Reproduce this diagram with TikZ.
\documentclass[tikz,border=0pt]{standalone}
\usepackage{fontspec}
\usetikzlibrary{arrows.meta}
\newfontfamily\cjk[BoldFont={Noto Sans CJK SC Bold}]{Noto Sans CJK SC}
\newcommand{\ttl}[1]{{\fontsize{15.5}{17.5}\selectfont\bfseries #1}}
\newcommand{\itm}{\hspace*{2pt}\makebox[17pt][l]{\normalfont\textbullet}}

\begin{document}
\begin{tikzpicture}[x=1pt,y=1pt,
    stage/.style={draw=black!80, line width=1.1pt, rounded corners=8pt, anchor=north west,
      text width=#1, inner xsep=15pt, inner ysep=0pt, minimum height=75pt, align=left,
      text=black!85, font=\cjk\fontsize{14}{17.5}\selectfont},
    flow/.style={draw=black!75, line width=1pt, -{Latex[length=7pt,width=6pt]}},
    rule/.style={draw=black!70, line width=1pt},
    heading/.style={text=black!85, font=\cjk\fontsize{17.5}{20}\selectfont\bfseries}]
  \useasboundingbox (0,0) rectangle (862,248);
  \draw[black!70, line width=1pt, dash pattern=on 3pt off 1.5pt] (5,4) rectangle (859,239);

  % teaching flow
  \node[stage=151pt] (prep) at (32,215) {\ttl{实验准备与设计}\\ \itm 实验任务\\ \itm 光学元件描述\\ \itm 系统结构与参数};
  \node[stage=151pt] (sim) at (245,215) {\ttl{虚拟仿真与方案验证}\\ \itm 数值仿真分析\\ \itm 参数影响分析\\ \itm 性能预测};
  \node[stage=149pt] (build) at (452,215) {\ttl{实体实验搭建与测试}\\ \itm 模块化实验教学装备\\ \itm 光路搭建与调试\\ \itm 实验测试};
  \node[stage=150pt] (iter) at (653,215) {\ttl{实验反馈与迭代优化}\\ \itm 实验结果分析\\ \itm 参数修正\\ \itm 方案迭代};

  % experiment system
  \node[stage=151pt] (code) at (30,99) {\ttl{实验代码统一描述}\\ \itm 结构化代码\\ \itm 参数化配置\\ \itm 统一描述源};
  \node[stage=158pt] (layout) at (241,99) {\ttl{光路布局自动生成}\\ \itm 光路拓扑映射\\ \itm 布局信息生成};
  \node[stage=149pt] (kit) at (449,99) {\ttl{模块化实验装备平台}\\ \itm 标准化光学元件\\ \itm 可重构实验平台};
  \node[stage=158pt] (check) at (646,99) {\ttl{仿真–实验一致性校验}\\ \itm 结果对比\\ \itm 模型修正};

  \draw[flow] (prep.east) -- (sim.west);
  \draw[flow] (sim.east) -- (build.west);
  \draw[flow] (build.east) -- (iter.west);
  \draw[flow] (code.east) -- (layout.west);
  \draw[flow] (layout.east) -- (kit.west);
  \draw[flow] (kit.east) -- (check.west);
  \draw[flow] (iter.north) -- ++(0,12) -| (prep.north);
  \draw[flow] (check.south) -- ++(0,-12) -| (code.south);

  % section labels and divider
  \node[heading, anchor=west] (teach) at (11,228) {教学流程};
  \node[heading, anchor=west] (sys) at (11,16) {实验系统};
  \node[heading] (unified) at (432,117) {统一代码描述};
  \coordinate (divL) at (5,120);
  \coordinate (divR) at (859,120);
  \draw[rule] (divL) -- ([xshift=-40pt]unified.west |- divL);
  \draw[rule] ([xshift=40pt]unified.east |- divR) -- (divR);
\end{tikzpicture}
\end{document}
▬▬▬▬▬▬
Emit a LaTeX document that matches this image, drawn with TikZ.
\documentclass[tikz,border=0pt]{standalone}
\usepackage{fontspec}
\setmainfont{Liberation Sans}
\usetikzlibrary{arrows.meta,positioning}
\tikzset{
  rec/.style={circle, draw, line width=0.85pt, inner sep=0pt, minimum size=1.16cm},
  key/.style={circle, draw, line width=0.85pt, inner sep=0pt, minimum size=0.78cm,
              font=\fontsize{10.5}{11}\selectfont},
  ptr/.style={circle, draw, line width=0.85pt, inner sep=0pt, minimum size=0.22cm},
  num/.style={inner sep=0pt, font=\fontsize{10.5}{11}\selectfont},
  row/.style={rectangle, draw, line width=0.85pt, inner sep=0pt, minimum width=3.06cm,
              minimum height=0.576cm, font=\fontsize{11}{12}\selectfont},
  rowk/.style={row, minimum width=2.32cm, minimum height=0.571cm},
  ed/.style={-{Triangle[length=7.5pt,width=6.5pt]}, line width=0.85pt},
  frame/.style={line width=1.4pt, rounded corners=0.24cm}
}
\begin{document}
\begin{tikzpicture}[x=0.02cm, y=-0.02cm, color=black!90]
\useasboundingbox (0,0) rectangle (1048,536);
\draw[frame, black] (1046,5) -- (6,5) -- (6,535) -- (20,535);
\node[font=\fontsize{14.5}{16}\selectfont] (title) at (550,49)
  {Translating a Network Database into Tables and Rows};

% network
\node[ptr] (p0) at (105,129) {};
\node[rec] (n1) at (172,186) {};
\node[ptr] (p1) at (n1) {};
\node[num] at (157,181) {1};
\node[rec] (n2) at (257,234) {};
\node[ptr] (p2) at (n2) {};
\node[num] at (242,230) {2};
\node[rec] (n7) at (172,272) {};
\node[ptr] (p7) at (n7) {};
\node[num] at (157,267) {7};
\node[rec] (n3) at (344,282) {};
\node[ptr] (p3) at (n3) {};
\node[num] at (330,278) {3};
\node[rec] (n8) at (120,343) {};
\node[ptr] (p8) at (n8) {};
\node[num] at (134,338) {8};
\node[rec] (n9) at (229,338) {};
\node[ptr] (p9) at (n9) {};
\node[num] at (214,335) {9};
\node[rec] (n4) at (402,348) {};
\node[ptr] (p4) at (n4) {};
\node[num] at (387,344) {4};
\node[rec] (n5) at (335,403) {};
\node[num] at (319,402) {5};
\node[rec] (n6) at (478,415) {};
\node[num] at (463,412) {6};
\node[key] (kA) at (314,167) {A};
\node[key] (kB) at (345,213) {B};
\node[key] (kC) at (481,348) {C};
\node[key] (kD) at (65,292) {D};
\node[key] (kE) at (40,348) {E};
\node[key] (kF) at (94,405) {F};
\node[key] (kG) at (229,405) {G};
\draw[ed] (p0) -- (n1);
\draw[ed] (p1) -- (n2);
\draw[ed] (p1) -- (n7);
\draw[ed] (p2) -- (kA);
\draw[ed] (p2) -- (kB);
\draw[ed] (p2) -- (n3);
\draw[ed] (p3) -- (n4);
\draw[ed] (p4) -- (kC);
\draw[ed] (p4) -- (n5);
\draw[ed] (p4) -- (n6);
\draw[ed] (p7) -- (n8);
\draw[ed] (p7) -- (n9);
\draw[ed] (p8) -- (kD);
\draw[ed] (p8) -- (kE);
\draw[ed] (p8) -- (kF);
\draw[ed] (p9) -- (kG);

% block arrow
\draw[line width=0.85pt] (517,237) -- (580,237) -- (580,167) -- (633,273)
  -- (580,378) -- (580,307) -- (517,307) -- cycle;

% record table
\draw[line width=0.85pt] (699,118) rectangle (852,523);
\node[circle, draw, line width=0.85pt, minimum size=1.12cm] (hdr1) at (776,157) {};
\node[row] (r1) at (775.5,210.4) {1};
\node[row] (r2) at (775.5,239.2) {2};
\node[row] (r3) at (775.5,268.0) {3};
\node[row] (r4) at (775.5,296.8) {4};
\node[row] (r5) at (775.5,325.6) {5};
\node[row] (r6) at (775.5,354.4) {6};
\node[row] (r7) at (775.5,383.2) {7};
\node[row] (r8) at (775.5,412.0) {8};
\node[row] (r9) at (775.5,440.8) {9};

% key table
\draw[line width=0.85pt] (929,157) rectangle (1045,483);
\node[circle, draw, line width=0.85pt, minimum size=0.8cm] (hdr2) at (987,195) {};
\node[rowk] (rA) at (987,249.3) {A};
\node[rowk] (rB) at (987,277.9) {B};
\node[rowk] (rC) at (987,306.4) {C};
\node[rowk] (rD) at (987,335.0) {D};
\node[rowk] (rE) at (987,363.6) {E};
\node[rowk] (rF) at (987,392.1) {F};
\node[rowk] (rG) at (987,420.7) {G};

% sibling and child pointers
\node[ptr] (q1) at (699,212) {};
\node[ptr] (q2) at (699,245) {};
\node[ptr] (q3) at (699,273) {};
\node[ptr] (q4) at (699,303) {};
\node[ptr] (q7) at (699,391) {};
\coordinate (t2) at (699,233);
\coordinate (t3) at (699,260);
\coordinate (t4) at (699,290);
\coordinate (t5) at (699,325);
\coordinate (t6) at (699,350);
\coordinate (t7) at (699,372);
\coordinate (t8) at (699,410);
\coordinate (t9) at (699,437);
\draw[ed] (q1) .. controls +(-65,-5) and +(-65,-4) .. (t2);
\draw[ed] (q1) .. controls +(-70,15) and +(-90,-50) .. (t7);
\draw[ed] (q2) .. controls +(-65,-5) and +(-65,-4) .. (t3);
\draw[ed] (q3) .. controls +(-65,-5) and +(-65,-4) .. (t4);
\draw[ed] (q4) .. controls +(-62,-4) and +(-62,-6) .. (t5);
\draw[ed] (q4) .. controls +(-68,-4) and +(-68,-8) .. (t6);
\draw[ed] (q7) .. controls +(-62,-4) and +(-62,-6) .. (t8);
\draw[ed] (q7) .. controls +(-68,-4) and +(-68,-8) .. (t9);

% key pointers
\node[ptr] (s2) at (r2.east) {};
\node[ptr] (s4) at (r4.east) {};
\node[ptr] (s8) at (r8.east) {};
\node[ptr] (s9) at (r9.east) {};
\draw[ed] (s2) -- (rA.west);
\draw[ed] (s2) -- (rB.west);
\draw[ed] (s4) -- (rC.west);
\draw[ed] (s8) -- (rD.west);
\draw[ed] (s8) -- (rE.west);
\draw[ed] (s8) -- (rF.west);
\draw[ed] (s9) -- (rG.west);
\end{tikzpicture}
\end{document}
▬▬▬▬▬▬
## Requirements:
Give the count of lines in the records that contain "with", and no other text.

## Answer below:
2